Most worryingly, this could begin very suddenly and unfold very rapidly, and, given the embarrassingly abject, irresponsible, slapdash government approach to Brexit, this traumatic reckoning could come sooner than we might expect. If neither clarity about the future, nor a guarantee that we will remain in the ESM are forthcoming, I fear that the markets will eventually demonstrate, as they did in September 1992, just how much ‘control’ the government actually enjoys. Such a catastrophic loss of confidence in the economy would be, for a country that already cuts a diminished figure globally, a ‘national humiliation’ of the highest order.

Labour’s avoidable iceberg

It is unlikely, moreover, that Corbyn’s Labour – fully implicated as it will be in the disaster – will victoriously emerge to pick up the pieces, and woe betide the politicians (all 500+ of them) tarnished with enabling a discredited form of Brexit when the front pages are filled with litanies of economic calamity. The narrative will no longer be: ‘we want our sovereignty back’. It will rather be: ‘why on earth didn’t Corbyn and his party stand up in the national interest and stop this nightmare from happening?’ His project would be dead on arrival. The idea that Labour can simply wait for the Tories to implode over Brexit while harbouring basically the same policy towards the ESM is reckless and foolish – not ‘savvy and astute’ as it was recently described – particularly if the kind of economic cataclysm I have described here comes to pass before they actually do so.

Labour’s strategy has to be considerably more cognisant of the scale of economic danger.
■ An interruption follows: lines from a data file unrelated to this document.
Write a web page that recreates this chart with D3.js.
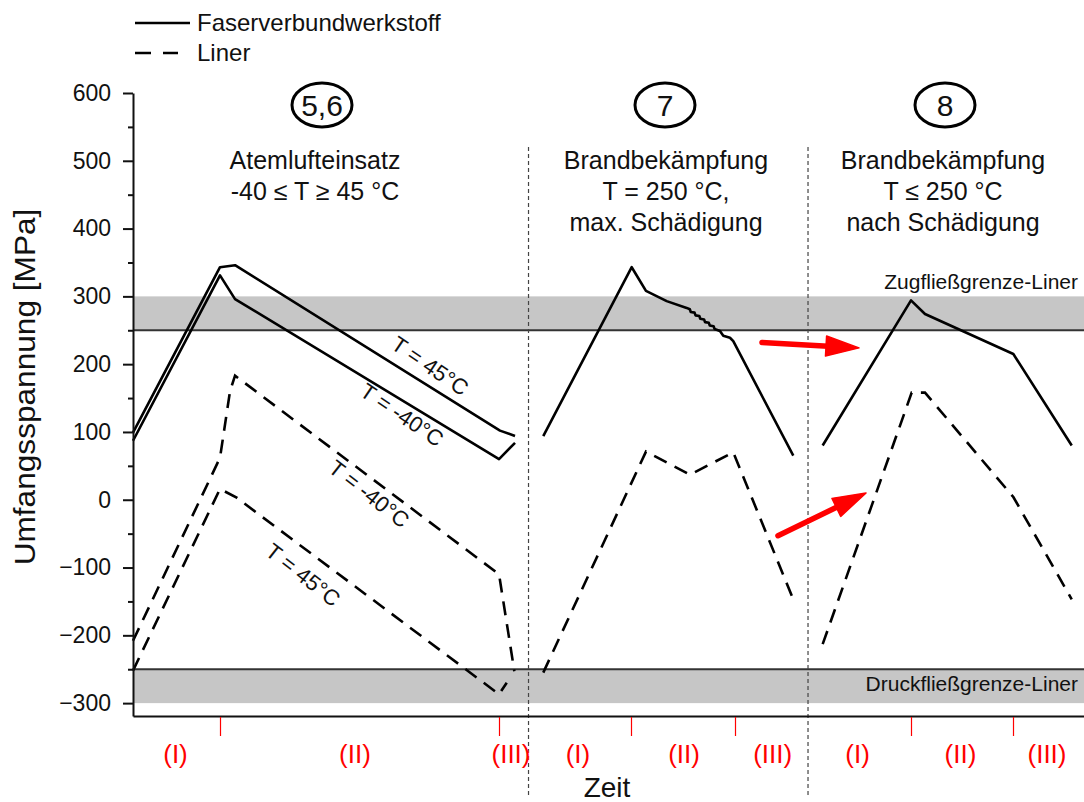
<!DOCTYPE html>
<html><head><meta charset="utf-8">
<script src="https://cdn.jsdelivr.net/npm/d3@7"></script>
<style>
html,body{margin:0;padding:0;background:#fff;}
svg{display:block;font-family:"Liberation Sans",Arial,sans-serif;}
</style></head><body>
<svg id="chart" width="1084" height="802"></svg>
<script>
// ---------- data ----------
const yTicks = [600, 500, 400, 300, 200, 100, 0, -100, -200, -300];
const yMinorTicks = [550, 450, 350, 250, 150, 50, -50, -150, -250];

// time axis in arbitrary units (0..100)
const phaseTicks = [9.15, 38.49, 52.37, 63.30, 81.81, 92.53];
const phaseLabels = ["(I)", "(II)", "(III)", "(I)", "(II)", "(III)", "(I)", "(II)", "(III)"];
const phaseLabelPos = [4.47, 23.34, 39.75, 46.79, 57.94, 67.26, 76.19, 87.01, 96.11];
const sectionBounds = [41.59, 70.98];

// Faserverbundwerkstoff (solid)
const fvwT45 = [[0, 99], [9.15, 343], [10.73, 346], [38.59, 102], [40.17, 94]];
const fvwTm40 = [[0, 87], [9.15, 331], [10.73, 296], [38.49, 60], [40.17, 84]];
const fvw7 = [[43.14, 94], [52.44, 343], [53.94, 308], [56.12, 293], [58.22, 283],
  [58.55, 281], [58.65, 277], [59.05, 276], [59.15, 272], [59.55, 271], [59.65, 267],
  [60.05, 266], [60.15, 262], [60.55, 261], [60.65, 257], [61.05, 256], [61.15, 252],
  [61.72, 249], [62.07, 242], [62.77, 239], [63.12, 234], [69.43, 65]];
const fvw8 = [[72.52, 80], [81.81, 294], [83.28, 274], [92.57, 215], [98.71, 80]];

// Liner (dashed)
const linerT45 = [[0, -252], [9.15, 16], [10.9, 3], [38.49, -287], [39.3, -270]];
const linerTm40 = [[0, -208], [9.15, 62], [10.2, 160], [10.73, 183], [38.49, -110], [40.1, -253]];
const liner7 = [[43.14, -255], [53.94, 71], [58.57, 37], [63.12, 70], [69.43, -147]];
const liner8 = [[72.52, -213], [81.88, 158], [83.28, 158], [92.57, 4], [98.71, -147]];

const bandLow = [-300, -250];
const bandHigh = [250, 300];

// arrows [from, to] in data units
const arrows = [[[66.14, 232], [76.34, 224]], [[67.82, -53], [77.08, 10]]];

// ---------- drawing ----------
const svg = d3.select("#chart");
const x = d3.scaleLinear().domain([0, 100]).range([133, 1084]);
const y = d3.scaleLinear().domain([-319, 600]).range([716, 93]);

// bands
[[bandHigh, bandHigh[0]], [bandLow, bandLow[1]]].forEach(([b, edge]) => {
  svg.append("rect").attr("x", x(0)).attr("width", x(100) - x(0))
    .attr("y", y(b[1])).attr("height", y(b[0]) - y(b[1])).attr("fill", "#c6c6c6");
  svg.append("line").attr("x1", x(0)).attr("x2", x(100)).attr("y1", y(edge)).attr("y2", y(edge))
    .attr("stroke", "#333").attr("stroke-width", 2);
});
svg.append("text").attr("x", 1078).attr("y", 289).attr("text-anchor", "end")
  .attr("font-size", 21).attr("fill", "#111").text("Zugfließgrenze-Liner");
svg.append("text").attr("x", 1078).attr("y", 691).attr("text-anchor", "end")
  .attr("font-size", 21).attr("fill", "#111").text("Druckfließgrenze-Liner");

// section separators
sectionBounds.forEach(t => {
  svg.append("line").attr("x1", x(t)).attr("x2", x(t)).attr("y1", 147).attr("y2", 798)
    .attr("stroke", "#444").attr("stroke-width", 1.2).attr("stroke-dasharray", "4,3");
});

// lines
const line = d3.line().x(d => x(d[0])).y(d => y(d[1]));
[fvwT45, fvwTm40, fvw7, fvw8].forEach(s => {
  svg.append("path").datum(s).attr("d", line).attr("fill", "none")
    .attr("stroke", "#000").attr("stroke-width", 2.6).attr("stroke-linejoin", "round");
});
[linerT45, linerTm40, liner7, liner8].forEach(s => {
  svg.append("path").datum(s).attr("d", line).attr("fill", "none")
    .attr("stroke", "#000").attr("stroke-width", 2.6).attr("stroke-dasharray", "14,9");
});

// axes
const yAxis = svg.append("g").attr("transform", `translate(${x(0)},0)`)
  .call(d3.axisLeft(y).tickValues(yTicks).tickSize(10).tickSizeOuter(0).tickPadding(12));
yAxis.selectAll("text").attr("font-size", 23).attr("font-family", "Liberation Sans, Arial, sans-serif").attr("fill", "#111");
yAxis.selectAll("line, path").attr("stroke", "#111").attr("stroke-width", 2);
const yMinor = svg.append("g").attr("transform", `translate(${x(0)},0)`)
  .call(d3.axisLeft(y).tickValues(yMinorTicks).tickSize(5).tickFormat(""));
yMinor.select(".domain").remove();
yMinor.selectAll("line").attr("stroke", "#111").attr("stroke-width", 2);

const xAxis = svg.append("g").attr("transform", `translate(0,${y(-319)})`)
  .call(d3.axisBottom(x).tickValues([]).tickSizeOuter(0));
xAxis.select(".domain").attr("stroke", "#111").attr("stroke-width", 2.2);
const xPhase = svg.append("g").attr("transform", `translate(0,${y(-319) + 1})`)
  .call(d3.axisBottom(x).tickValues(phaseTicks).tickSize(19).tickFormat(""));
xPhase.select(".domain").remove();
xPhase.selectAll(".tick").attr("transform", d => `translate(${Math.round(x(d)) + 0.5},0)`);
xPhase.selectAll("line").attr("stroke", "#ff0000").attr("stroke-width", 1.2);

phaseLabels.forEach((l, i) => {
  svg.append("text").attr("x", x(phaseLabelPos[i])).attr("y", 763).attr("text-anchor", "middle")
    .attr("font-size", 26).attr("fill", "#ff0000").text(l);
});

// axis titles
svg.append("text").attr("x", 607).attr("y", 797).attr("text-anchor", "middle")
  .attr("font-size", 28).attr("fill", "#111").text("Zeit");
svg.append("text").attr("transform", "translate(35,387) rotate(-90) scale(1.09,1)").attr("text-anchor", "middle")
  .attr("font-size", 29).attr("fill", "#111").text("Umfangsspannung [MPa]");

// legend
svg.append("line").attr("x1", 135).attr("x2", 190).attr("y1", 23).attr("y2", 23)
  .attr("stroke", "#000").attr("stroke-width", 2.6);
svg.append("line").attr("x1", 135).attr("x2", 178).attr("y1", 53).attr("y2", 53)
  .attr("stroke", "#000").attr("stroke-width", 2.6).attr("stroke-dasharray", "16,12");
svg.append("text").attr("x", 197).attr("y", 31).attr("font-size", 24).attr("fill", "#111").text("Faserverbundwerkstoff");
svg.append("text").attr("x", 197).attr("y", 61).attr("font-size", 24).attr("fill", "#111").text("Liner");

// section headers
const headers = [
  {cx: 322, num: "5,6", lines: ["Atemlufteinsatz", "-40 ≤ T ≥ 45 °C"], tx: 315},
  {cx: 665, num: "7", lines: ["Brandbekämpfung", "T = 250 °C,", "max. Schädigung"], tx: 666},
  {cx: 945, num: "8", lines: ["Brandbekämpfung", "T ≤ 250 °C", "nach Schädigung"], tx: 943}
];
headers.forEach(h => {
  svg.append("ellipse").attr("cx", h.cx).attr("cy", 105).attr("rx", 30).attr("ry", 22)
    .attr("fill", "none").attr("stroke", "#000").attr("stroke-width", 3);
  svg.append("text").attr("x", h.cx).attr("y", 116).attr("text-anchor", "middle")
    .attr("font-size", 30).attr("fill", "#111").text(h.num);
  h.lines.forEach((l, i) => {
    svg.append("text").attr("x", h.tx).attr("y", 169 + i * 31).attr("text-anchor", "middle")
      .attr("font-size", 25).attr("fill", "#111").text(l);
  });
});

// rotated line labels
const tlabels = [
  {x: 430, y: 366, a: 34, t: "T = 45°C"},
  {x: 402, y: 415, a: 34, t: "T = -40°C"},
  {x: 369, y: 494, a: 38, t: "T = -40°C"},
  {x: 303, y: 575, a: 38, t: "T = 45°C"}
];
tlabels.forEach(d => {
  svg.append("text").attr("transform", `translate(${d.x},${d.y}) rotate(${d.a})`)
    .attr("text-anchor", "middle").attr("dominant-baseline", "central")
    .attr("font-size", 22).attr("fill", "#111").text(d.t);
});

// red arrows
arrows.forEach(([a, b]) => {
  const x1 = x(a[0]), y1 = y(a[1]), x2 = x(b[0]), y2 = y(b[1]);
  const L = Math.hypot(x2 - x1, y2 - y1), ux = (x2 - x1) / L, uy = (y2 - y1) / L;
  const hl = 33, hw = 10;
  const bx = x2 - ux * hl, by = y2 - uy * hl;
  svg.append("line").attr("x1", x1).attr("y1", y1).attr("x2", bx + ux * 2).attr("y2", by + uy * 2)
    .attr("stroke", "#ff0000").attr("stroke-width", 5.5).attr("stroke-linecap", "round");
  svg.append("path").attr("d", `M${x2},${y2}L${bx - uy * hw},${by + ux * hw}L${bx + uy * hw},${by - ux * hw}Z`)
    .attr("fill", "#ff0000").attr("stroke", "#ff0000").attr("stroke-width", 1.5).attr("stroke-linejoin", "round");
});
</script>
</body></html>
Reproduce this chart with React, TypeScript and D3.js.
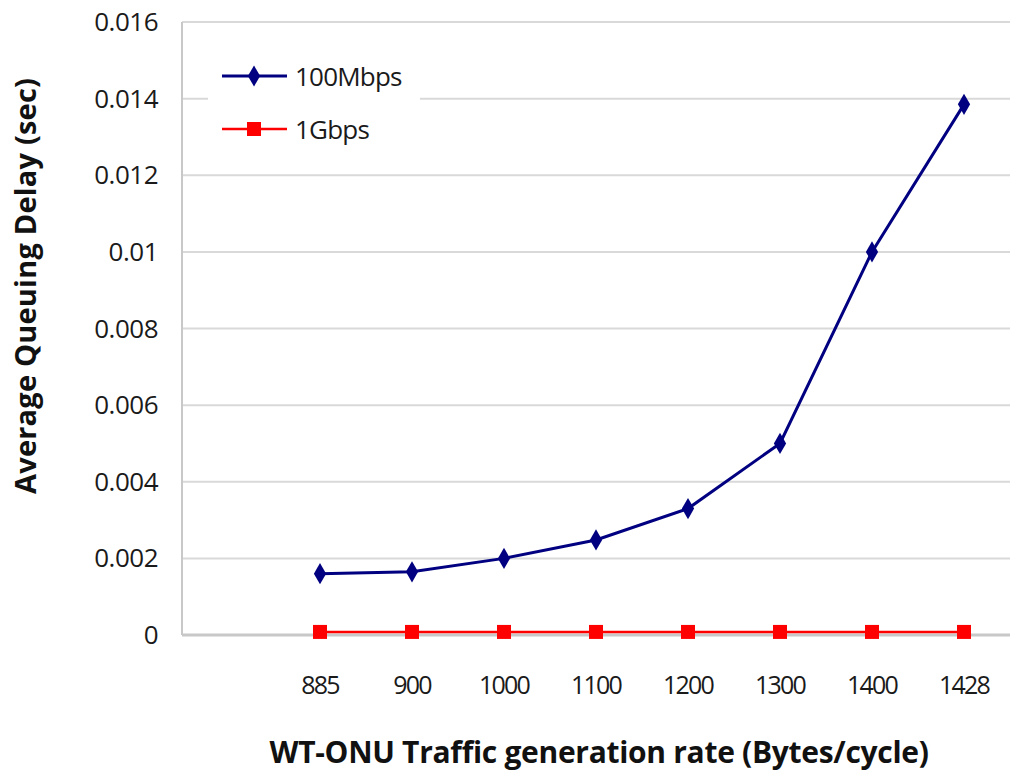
import * as d3 from 'd3'
import React from 'react'

const categories = ['', '885', '900', '1000', '1100', '1200', '1300', '1400', '1428']
const rates = ['885', '900', '1000', '1100', '1200', '1300', '1400', '1428']
const delay100M = [0.0016, 0.00165, 0.002, 0.00248, 0.0033, 0.005, 0.01, 0.01385]
const delay1G = [0.00008, 0.00008, 0.00008, 0.00008, 0.00008, 0.00008, 0.00008, 0.00008]
const yTicks = [0, 0.002, 0.004, 0.006, 0.008, 0.01, 0.012, 0.014, 0.016]

const W = 1024
const H = 777
const left = 182
const right = 1010
const top = 22
const bottom = 635

const App = () => {
  const x = d3.scalePoint().domain(categories).range([left, right]).padding(0.5)
  const y = d3.scaleLinear().domain([0, 0.016]).range([bottom, top])

  const line = d3.line<number>()
    .x((d, i) => x(rates[i]) as number)
    .y(d => y(d))

  const diamond = d3.symbol().type(d3.symbolDiamond).size(130)()
  const font = "'Open Sans', 'Noto Sans', sans-serif"

  return (
    <svg width={W} height={H} style={{ position: 'absolute', left: 0, top: 0, background: '#fff' }}>
      {yTicks.map(t => (
        <g key={t}>
          {t > 0 && (
            <line x1={left} x2={right} y1={y(t)} y2={y(t)} stroke="#d9d9d9" strokeWidth={2} />
          )}
          <text x={158} y={y(t)} dy="0.35em" textAnchor="end" fontFamily={font} fontSize={26} letterSpacing={-0.5} fill="#1a1a1a">
            {d3.format('')(t)}
          </text>
        </g>
      ))}
      <line x1={left} x2={left} y1={top} y2={bottom} stroke="#c8c8c8" strokeWidth={2} />
      <line x1={left} x2={right} y1={bottom} y2={bottom} stroke="#c8c8c8" strokeWidth={3} />

      {rates.map(r => (
        <text key={r} x={x(r)} y={694} textAnchor="middle" fontFamily={font} fontSize={25} letterSpacing={-1.8} fill="#1a1a1a">
          {r}
        </text>
      ))}

      <path d={line(delay1G) || ''} fill="none" stroke="#ff0000" strokeWidth={2.5} />
      {delay1G.map((v, i) => (
        <rect key={i} x={(x(rates[i]) as number) - 7} y={y(v) - 7} width={14} height={14} fill="#ff0000" />
      ))}

      <path d={line(delay100M) || ''} fill="none" stroke="#000080" strokeWidth={3} />
      {delay100M.map((v, i) => (
        <path key={i} d={diamond || ''} transform={`translate(${x(rates[i])},${y(v)})`} fill="#000080" />
      ))}

      <rect x={208} y={55} width={212} height={95} fill="#fff" />
      <line x1={222} x2={287} y1={76} y2={76} stroke="#000080" strokeWidth={3} />
      <path d={diamond || ''} transform="translate(254,76)" fill="#000080" />
      <text x={295} y={77} dy="0.35em" fontFamily={font} fontSize={26} letterSpacing={-0.8} fill="#1a1a1a">100Mbps</text>
      <line x1={222} x2={287} y1={129} y2={129} stroke="#ff0000" strokeWidth={2.5} />
      <rect x={247} y={122} width={14} height={14} fill="#ff0000" />
      <text x={295} y={130} dy="0.35em" fontFamily={font} fontSize={26} letterSpacing={-0.8} fill="#1a1a1a">1Gbps</text>

      <text x={599} y={763} textAnchor="middle" fontFamily={font} fontSize={30} fontWeight="bold" letterSpacing={-0.3} fill="#111">
        WT-ONU Traffic generation rate (Bytes/cycle)
      </text>
      <text transform="translate(36,286) rotate(-90)" textAnchor="middle" fontFamily={font} fontSize={29} fontWeight="bold" letterSpacing={0.2} fill="#111">
        Average Queuing Delay (sec)
      </text>
    </svg>
  )
}

export default App
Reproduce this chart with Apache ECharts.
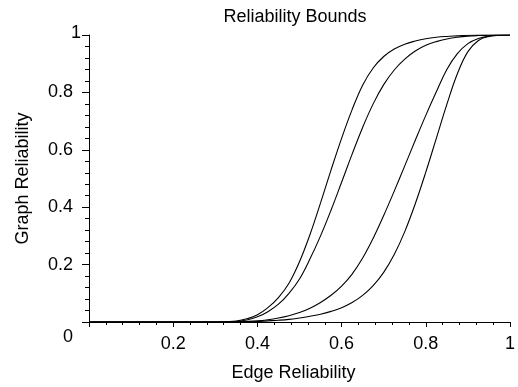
<!DOCTYPE html>
<html>
<head>
<meta charset="utf-8">
<script src="https://cdn.jsdelivr.net/npm/echarts@6/dist/echarts.min.js"></script>
<style>html,body{margin:0;padding:0;background:#fff;}#c{width:518px;height:387px;}</style>
</head>
<body>
<div id="c"></div>
<script>
var titleText = 'Reliability Bounds';
var xName = 'Edge Reliability';
var yName = 'Graph Reliability';
var xTicks = [0, 0.2, 0.4, 0.6, 0.8, 1];
var yTicks = [0, 0.2, 0.4, 0.6, 0.8, 1];

var edgeRel = [0,0.025,0.05,0.075,0.1,0.125,0.15,0.175,0.2,0.225,0.25,0.275,0.3,
  0.325,0.35,0.375,0.4,0.425,0.45,0.475,0.5,0.525,0.55,0.575,0.6,0.625,0.65,0.675,0.7,
  0.725,0.75,0.775,0.8,0.825,0.85,0.875,0.9,0.925,0.95,0.975,1];

var curveA = [0,0,0,0,0,0,0,0,0,0,0,0,0,
  0.001,0.003,0.011,0.025,0.05,0.085,0.135,0.21,0.305,0.415,0.53,0.64,0.74,0.825,0.885,0.925,
  0.951,0.968,0.979,0.987,0.992,0.995,0.997,0.999,1,1,1,1];
var curveB = [0,0,0,0,0,0,0,0,0,0,0,0,0,
  0.0005,0.002,0.007,0.018,0.036,0.062,0.10,0.15,0.22,0.30,0.39,0.487,0.585,0.678,0.76,0.827,
  0.878,0.916,0.944,0.964,0.977,0.986,0.992,0.996,0.998,0.999,1,1];
var curveC = [0,0,0,0,0,0,0,0,0,0,0,0,0,
  0,0.001,0.002,0.004,0.008,0.014,0.022,0.033,0.048,0.068,0.093,0.125,0.167,0.223,0.292,0.371,
  0.456,0.544,0.633,0.72,0.802,0.88,0.935,0.97,0.988,0.996,0.999,1];
var curveD = [0,0,0,0,0,0,0,0,0,0,0,0,0,
  0,0.0005,0.001,0.002,0.004,0.006,0.009,0.014,0.02,0.027,0.037,0.05,0.068,0.093,0.127,0.173,
  0.235,0.315,0.412,0.522,0.64,0.758,0.865,0.942,0.981,0.995,0.999,1];

function pairs(ys) { return edgeRel.map(function (x, i) { return [x, ys[i]]; }); }

var font = '"Liberation Sans", Arial, Helvetica, sans-serif';
function lineSeries(ys) {
  return {
    type: 'line', data: pairs(ys), showSymbol: false, symbol: 'none',
    smooth: 0.4,
    lineStyle: { color: '#000', width: 1.1 }, silent: true, animation: false
  };
}

var chart = echarts.init(document.getElementById('c'), null, { renderer: 'canvas' });
chart.setOption({
  backgroundColor: '#fff',
  animation: false,
  title: {
    text: titleText, left: 290, top: 3, textAlign: 'center',
    textStyle: { fontFamily: font, fontSize: 18, fontWeight: 'normal', color: '#000' }
  },
  grid: { left: 89, right: 2, top: 35, bottom: 64 },
  xAxis: {
    type: 'value', min: xTicks[0], max: xTicks[xTicks.length - 1], interval: 0.2,
    name: xName, nameLocation: 'middle', nameGap: 42,
    nameTextStyle: { fontFamily: font, fontSize: 18, color: '#000', padding: [0, 12, 0, 0] },
    axisLine: { show: true, onZero: false, lineStyle: { color: '#000', width: 1 } },
    axisTick: { show: true, length: 5, lineStyle: { color: '#000' } },
    minorTick: { show: true, splitNumber: 5, length: 3, lineStyle: { color: '#000' } },
    splitLine: { show: false },
    axisLabel: {
      margin: 13, fontFamily: font, fontSize: 18, color: '#000',
      formatter: function (v) { return v === 0 ? '' : String(Math.round(v * 10) / 10); }
    }
  },
  yAxis: {
    type: 'value', min: yTicks[0], max: yTicks[yTicks.length - 1], interval: 0.2,
    name: yName, nameLocation: 'middle', nameGap: 57, nameRotate: 90,
    nameTextStyle: { fontFamily: font, fontSize: 18, color: '#000' },
    axisLine: { show: true, lineStyle: { color: '#000', width: 1 } },
    axisTick: { show: true, length: 7, lineStyle: { color: '#000' } },
    minorTick: { show: true, splitNumber: 5, length: 4, lineStyle: { color: '#000' } },
    splitLine: { show: false },
    axisLabel: {
      margin: 8, fontFamily: font, fontSize: 18, color: '#000',
      formatter: function (v) {
        if (v === 0) { return '{z|0}'; }
        if (v === 1) { return '{o|1}'; }
        return '{n|' + String(Math.round(v * 10) / 10) + '}';
      },
      rich: {
        z: { fontFamily: font, fontSize: 18, color: '#000', padding: [30, 8, 0, 0] },
        n: { fontFamily: font, fontSize: 18, color: '#000', padding: [0, 8, 0, 0] },
        o: { fontFamily: font, fontSize: 18, color: '#000', padding: [0, 0, 4, 0] }
      }
    }
  },
  series: [lineSeries(curveA), lineSeries(curveB), lineSeries(curveC), lineSeries(curveD)]
});
</script>
</body>
</html>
The broad goal, in a world where neoliberalism is collapsing under the weight of its own contradictions, is not to forego globalisation altogether and risk such short-term economic ruin that it kills a sensible long-term left-of-centre alternative. Put differently: socialism in one country does not work.

So, the twin objectives, surely, of any social democratic party are to simultaneously maintain and reconcile an outward-oriented, internationalist, liberal (but not neoliberal) orientation, whilst rebuilding the public realm and advancing a meaningful industrial strategy. These two things are not mutually exclusive. The latter is not truly precluded by membership of the ESM, as the Labour leadership seems to believe, and leaving it will, paradoxically, make it even more difficult to realise given the staggering economic crisis it could provoke. It would also represent a profound and unnecessary betrayal of the promise of Corbynism, not least since we may well have centre-left leaders in power in both Paris and Berlin by the autumn, and therefore the very real prospect of meaningful reform to the ESM and other EU institutions, which could plausibly see them recalibrated in a less market fundamentalist direction.

The irony, then, is that to have any chance of transcending neoliberalism in the long term, Labour needs to maintain the UK at the centre of a whole set of neoliberal arrangements for now. The EU and the ESM are not static. They can evolve with the right leadership amidst the auspicious circumstances which may well be arriving at last. This is why ‘Lexit’ remains a chimera: its purported objectives would be better served by staying in, and reforming from within, rather than the left being complicit in hitting an avoidable iceberg that will eviscerate it too.

The neoliberals know all too well how to exploit disaster capitalism to reproduce, extend and defend their project. Corbyn should avoid giving them that opportunity if his is to ever have even the prospect of fulfilling the potential that made so many people vote for it in the first place.